3. Pellegrini eyes revenge, Milanese-style. Malaga coach Manuel Pellegrini's only season as Real Madrid coach, three years ago, started to come off the rails at exactly this point: Matchday Three in Champions League Group C, when AC Milan beat Madrid 3-2 at the Bernabeu, drew the return 1-1 and left the Spanish side, which had broken the bank on Kaka and Cristiano Ronaldo, with yet another Round of 16 failure.

Fast forward three years, and this time it's Milan boss Massimiliano Allegri under pressure: five defeats in eight league games, one point off the bottom of Serie A and every game billed as potentially his final one in charge. Wednesday's opponent, Malaga, has been a revelation of the group stage: the debutant has won its first two matches 3-0 and, in Spanish winger Isco, has one of the breakout stars of the campaign. Pellegrini is far too charming to admit it, but he might just enjoy getting his own back on the Rossoneri.

4. Is BATE Borisov the new Dynamo Kiev?
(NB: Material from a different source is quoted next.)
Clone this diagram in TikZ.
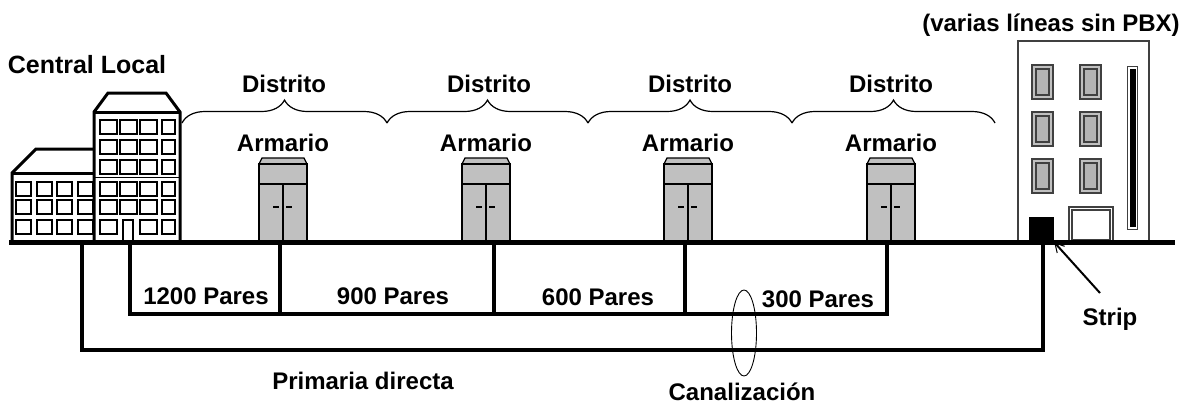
\documentclass[tikz,border=0pt]{standalone}
\usepackage{fontspec}
\setmainfont{Liberation Sans}
\usetikzlibrary{decorations.pathreplacing,arrows.meta}

\definecolor{cabgray}{HTML}{C0C0C0}
\definecolor{wingray}{HTML}{B4B4B4}
\definecolor{edgegray}{HTML}{404040}

\begin{document}
\begin{tikzpicture}[x=1pt,y=-1pt,
  lbl/.style={font=\bfseries\fontsize{24}{28}\selectfont, inner sep=0pt, anchor=base},
  ground/.style={line width=5pt},
  cable/.style={line width=4pt},
  bld/.style={line width=3pt, line join=miter},
  win/.style={line width=2.6pt},
  cab/.style={fill=cabgray, draw=black, line width=1.3pt},
  brc/.style={decorate, decoration={brace, amplitude=23pt}, line width=1.2pt},
  hwin/.style={fill=cabgray, draw=edgegray, line width=1.4pt}]
\useasboundingbox (0,0) rectangle (1193,408);

% ---- Central Local building ----
\draw[bld] (12,242) -- (12,173) -- (36,149) -- (94,149);
\draw[bld] (12,173) -- (94,173);
\draw[bld] (94,242) -- (94,112) -- (108,93) -- (166,93) -- (180,112) -- (180,242);
\draw[bld] (94,112) -- (180,112);
\draw[line width=1pt] (94,177) -- (180,177);
% windows of the low wing
\foreach \wx in {16,37,57,78}
  \foreach \wy in {182,200,220}
    \draw[win] (\wx,\wy) rectangle ++(15,14);
% windows of the tower
\foreach \wx/\ww in {100/17,120/17,140/17,162/13}
  \foreach \wy in {120,140,160,182,200}
    \draw[win] (\wx,\wy) rectangle ++(\ww,14);
\foreach \wx/\ww in {100/17,140/17,162/13}
  \draw[win] (\wx,220) rectangle ++(\ww,14);
% entrance door
\draw[line width=2pt] (123,242) -- (123,220) -- (133,220) -- (133,242);

% ---- subscriber building ----
\draw[edgegray, line width=1.5pt] (1018,242) -- (1018,41) -- (1149,41) -- (1149,242);
\foreach \wx in {1032,1080}
  \foreach \wy in {65,112,159} {
    \draw[hwin] (\wx,\wy) rectangle ++(21,34);
    \draw[fill=wingray, draw=edgegray, line width=1.4pt] (\wx+4,\wy+4) rectangle ++(13,26);
  }
\draw[edgegray, fill=white, line width=1pt] (1127,66) rectangle (1137,229);
\fill[black] (1130,69) rectangle (1136,227);
\draw[edgegray, fill=white, line width=1.2pt] (1069,207) rectangle (1113,242);
\draw[edgegray, line width=1.2pt] (1072,210) rectangle (1110,240);
\node[fill=black, minimum width=25pt, minimum height=25pt, inner sep=0pt] (strip) at (1041.5,229.5) {};

% ---- cabinets ----
\foreach \cx in {283,486,688,891} {
  \begin{scope}[shift={(\cx,0)}]
    \draw[cab] (-21,158) -- (21,158) -- (24,164) -- (-24,164) -- cycle;
    \draw[cab] (-24,164) rectangle (24,184);
    \draw[cab] (-24,184) rectangle (24,242);
    \draw[line width=2.5pt] (-24,184) -- (24,184);
    \draw[line width=1.3pt] (0,184) -- (0,242);
    \draw[line width=2.5pt] (-10,207) -- (-4,207) (3,207) -- (9,207);
  \end{scope}
}

% ---- ground line ----
\coordinate (gL) at (9,242);
\coordinate (gR) at (1175,242);
\draw[ground] (gL) -- (gR);

% ---- cable routes ----
\coordinate (p0) at (82,242);
\coordinate (p1) at (82,350);
\coordinate (p2) at (1043,350);
\coordinate (p3) at (1043,242);
\draw[cable, line join=miter] (p0) -- (p1) -- (p2) -- (p3);

\coordinate (s0) at (130,242);
\coordinate (s1) at (130,314);
\coordinate (s2) at (887,314);
\coordinate (s3) at (887,242);
\draw[cable, line join=miter] (s0) -- (s1) -- (s2) -- (s3);
\foreach \dx in {280,494,685}
  \draw[cable] (\dx,242) -- (\dx,314);

% ---- district braces ----
\coordinate (b0) at (182,123);
\coordinate (b1) at (387,123);
\coordinate (b2) at (588,123);
\coordinate (b3) at (792,123);
\coordinate (b4) at (995,123);
\draw[brc] (b0) -- (b1);
\draw[brc] (b1) -- (b2);
\draw[brc] (b2) -- (b3);
\draw[brc] (b3) -- (b4);

% ---- conduit ring ----
\draw[line width=0.9pt] (744,333) ellipse [x radius=12.5, y radius=43];

% ---- labels ----
\node[lbl, font=\bfseries\fontsize{25}{29}\selectfont] (central) at (87,73) {Central Local};
\foreach \cx/\k in {284/1,489/2,690/3,891/4} {
  \node[lbl] (dist\k) at (\cx,92) {Distrito};
}
\foreach \cx/\k in {283/1,486/2,688/3,891/4} {
  \node[lbl] (arm\k) at (\cx,151) {Armario};
}
\node[lbl] (p1200) at (206,304) {1200 Pares};
\node[lbl] (p900) at (393,304) {900 Pares};
\node[lbl] (p600) at (598,305) {600 Pares};
\node[lbl] (p300) at (818,307) {300 Pares};
\node[lbl] (prim) at (363,389) {Primaria directa};
\node[lbl] (canal) at (742,400) {Canalización};
\node[lbl] (striplbl) at (1110,325) {Strip};
\node[lbl] (varias) at (1051,31) {(varias líneas sin PBX)};

% ---- strip pointer ----
\coordinate (sa) at (1100,293);
\draw[line width=2pt, -{Straight Barb[length=9pt, width=10pt, line width=1pt]}] (sa) -- (strip.south east);

\end{tikzpicture}
\end{document}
There is a surprise name at the top of Group F: Belarussian champion BATE, which only came back into existence in 1996 after disbanding in 1981. Coached by former defender Viktor Goncharenko ­-- at 35 the youngest coach in the group stages and described as the "Belarussian [former Dynamo Kiev coach Valery] Lobanovsky" --­ BATE has already beaten Lille and Bayern Munich (both 3-1) and this week faces Valencia, which represents its biggest threat to its first-ever qualification into the knockout phase.

"We are in a constant state of progress, whether that's our training base, stadium, squad, the development inside the team," Goncharenko told UEFA.com. "[Our success is down to] the constant hunger from the coaching staff for knowledge, plus the eagerness of the players." A place in the next round is within its grasp now.

5. Celtic can't do it again, can it? Fresh from its first away win in the Champions League after 20 attempts ­-- 3-2 at Spartak Moscow ­-- Scottish champion Celtic takes on Barcelona at Camp Nou on Tuesday, perhaps buoyed by the sight of the Catalans shipping four goals to Deportivo La Coruna in a crazy game Saturday. Barcelona has its worst defensive record in 10 seasons -- 11 conceded in eight league matches --­ and last let in four back in March 2009, 218 games ago.

But that's as bad as it gets: the team remains unbeaten this season, coach Tito Vilanova has equaled the best-ever debut for a La Liga boss (with Sporting Gijon coach Diaz Novoa, 1979) while Lionel Messi, scorer of his 15th career hat trick at the weekend, now has eight goals in his last four matches. It was Mother's Day in Argentina on Sunday, hence newspaper Ole's front-page headline after the match: "Bless the Mother who gave birth to him!" Messi himself is set to become a father in the next few weeks, and it might be that Celtic's best hope of stopping him is if his partner, Antonella, goes into labor a bit early.